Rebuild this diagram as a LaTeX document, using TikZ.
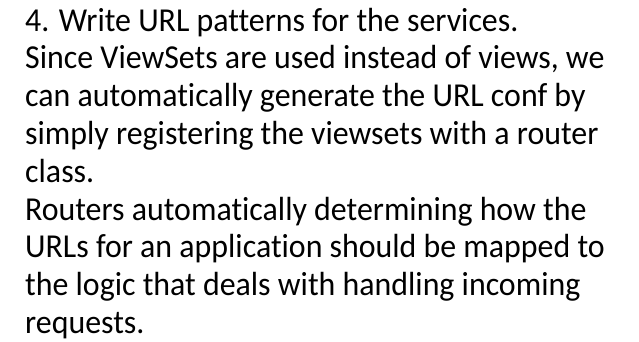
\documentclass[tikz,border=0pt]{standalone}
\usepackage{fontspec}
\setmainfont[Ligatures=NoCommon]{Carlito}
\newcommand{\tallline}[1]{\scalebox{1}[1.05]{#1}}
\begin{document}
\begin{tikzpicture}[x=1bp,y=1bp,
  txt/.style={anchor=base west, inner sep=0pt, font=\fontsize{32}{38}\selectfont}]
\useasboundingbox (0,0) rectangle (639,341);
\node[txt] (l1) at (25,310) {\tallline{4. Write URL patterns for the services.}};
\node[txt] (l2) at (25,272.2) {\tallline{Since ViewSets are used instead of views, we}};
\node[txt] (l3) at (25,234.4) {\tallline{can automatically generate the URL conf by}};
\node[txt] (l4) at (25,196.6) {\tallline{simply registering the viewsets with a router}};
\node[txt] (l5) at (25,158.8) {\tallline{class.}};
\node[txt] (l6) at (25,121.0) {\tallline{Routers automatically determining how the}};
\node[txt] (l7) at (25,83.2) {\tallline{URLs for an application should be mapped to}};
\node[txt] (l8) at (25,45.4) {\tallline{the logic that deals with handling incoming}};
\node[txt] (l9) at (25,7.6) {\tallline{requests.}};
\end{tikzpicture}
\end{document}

- **GIVEN PROBLEM**: Write out the full set of lines verbatim, without the pictures.

- **THE COMPLETED TASK**:
Rebuild this diagram as a LaTeX document, using TikZ.
\documentclass[tikz,border=0pt]{standalone}
\usepackage{fontspec}
\setmainfont[Ligatures=NoCommon]{Carlito}
\newcommand{\tallline}[1]{\scalebox{1}[1.05]{#1}}
\begin{document}
\begin{tikzpicture}[x=1bp,y=1bp,
  txt/.style={anchor=base west, inner sep=0pt, font=\fontsize{32}{38}\selectfont}]
\useasboundingbox (0,0) rectangle (639,341);
\node[txt] (l1) at (25,310) {\tallline{4. Write URL patterns for the services.}};
\node[txt] (l2) at (25,272.2) {\tallline{Since ViewSets are used instead of views, we}};
\node[txt] (l3) at (25,234.4) {\tallline{can automatically generate the URL conf by}};
\node[txt] (l4) at (25,196.6) {\tallline{simply registering the viewsets with a router}};
\node[txt] (l5) at (25,158.8) {\tallline{class.}};
\node[txt] (l6) at (25,121.0) {\tallline{Routers automatically determining how the}};
\node[txt] (l7) at (25,83.2) {\tallline{URLs for an application should be mapped to}};
\node[txt] (l8) at (25,45.4) {\tallline{the logic that deals with handling incoming}};
\node[txt] (l9) at (25,7.6) {\tallline{requests.}};
\end{tikzpicture}
\end{document}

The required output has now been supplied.